Avec un pervers de ce type, y a-t-il possibilité de rencontre?
Non. Aucun dialogue n’est concevable. Il est dans un rapport univoque: la seule autorité à laquelle il se réfère est la sienne, à l’opposé total de ce qui fonctionne dans un rapport démocratique. Dans un système démocratique, à l’occasion d’un conflit qui surgit entre des parties, on s’en remet à une autorité centrale pour arbitrer le litige. C’est ce qu’on appelle le contrat social, c’est-à-dire un contrat qui s’établit dans tout échange qui implique trois parties: les deux parties en conflit et une troisième représentée par un arbitre admis par les deux parties afin de trancher le litige qui les oppose. Cet arbitre incarne le tiers symbolique, c’est-à-dire la Loi. A l’opposé du contrat social, il y a le contrat pervers qui ne met en jeu que deux contractants et exclut le tiers, c’est-à-dire la Loi. Si un désaccord entre les deux parties survient, ce sont les armes du plus fort qui prévalent (guerres, meurtres ou toute autre action destructrice).

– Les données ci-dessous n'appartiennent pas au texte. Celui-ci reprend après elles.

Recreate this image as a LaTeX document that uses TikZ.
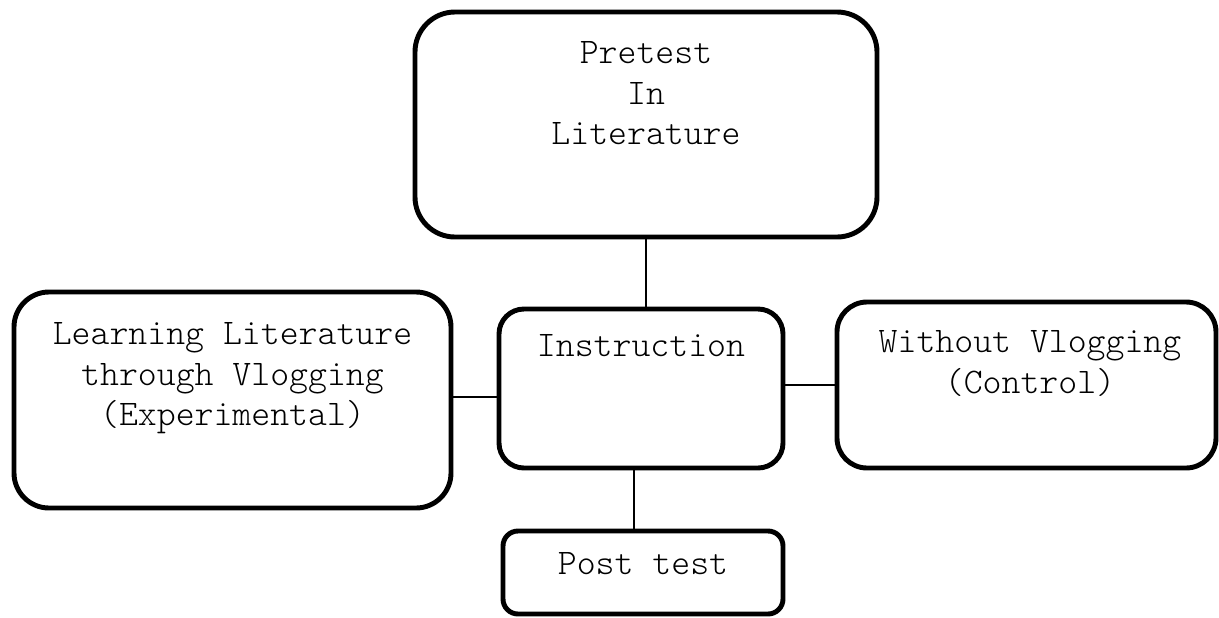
\documentclass[tikz,border=0pt]{standalone}
\usepackage{fontspec}
\setmonofont{Latin Modern Mono Light}
\usetikzlibrary{positioning}

\begin{document}
\begin{tikzpicture}[
    box/.style={draw, line width=2.8pt, rounded corners=#1, inner sep=0pt},
    txt/.style={inner sep=0pt, align=center, font=\ttfamily\fontsize{20.5}{22.9}\selectfont},
    link/.style={line width=1.1pt}
]
\useasboundingbox (0,0) rectangle (24.38,-12.34);

% Boxes
\node (pre) [box=0.8cm, minimum width=9.24cm, minimum height=4.5cm] at (12.92,-2.49) {};
\node (learn) [box=0.7cm, minimum width=8.74cm, minimum height=4.32cm] at (4.65,-8.00) {};
\node (instr) [box=0.5cm, minimum width=5.68cm, minimum height=3.18cm] at (12.82,-7.77) {};
\node (ctrl) [box=0.6cm, minimum width=7.58cm, minimum height=3.32cm] at (20.53,-7.70) {};
\node (post) [box=0.3cm, minimum width=5.6cm, minimum height=1.66cm] at (12.86,-11.45) {};

% Texts
\node (preText) [txt, below=0.64cm of pre.north] {Pretest\\In\\Literature};
\node (learnText) [txt, below=0.66cm of learn.north] {Learning Literature\\through Vlogging\\(Experimental)};
\node (instrText) [txt, below=0.56cm of instr.north] {Instruction};
\node (ctrlText) [txt, below=0.62cm of ctrl.north, xshift=0.07cm] {Without Vlogging\\(Control)};
\node (postText) [txt, below=0.48cm of post.north] {Post test};

% Connectors
\draw[link] (pre.south) -- (pre.south |- instr.north);
\draw[link] ([yshift=0.06cm]learn.east) -- ([yshift=0.06cm]learn.east -| instr.west);
\draw[link] (ctrl.west) -- (ctrl.west -| instr.east);
\draw[link] ([xshift=-0.14cm]instr.south) -- ([xshift=-0.14cm]instr.south |- post.north);

\end{tikzpicture}
\end{document}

Autrement dit, c’est la violence du pervers qui s’applique, la force remplaçant le droit?
C’est dans cette structure pervertie que doivent être compris les agissements de Michel Samaha et de tous ses complices, à quelque niveau et à quelque bord qu’ils appartiennent. Au Liban, le contrat social favorisant la suprématie de la Loi se trouve en position de grande fragilité face au contrat pervers qui libère les forces psychiques porteuses de violence et de mort. L’espoir, pour remplacer le règne de la force par celui du droit égal pour tous, ne semble pas pouvoir résister, en l’état actuel des choses, face à l’intolérance, à l’avidité forcenée, à la sujétion au puissant, au rejet de l’altérité et à la fascination de l’emprise mortifère sur un individu chosifié.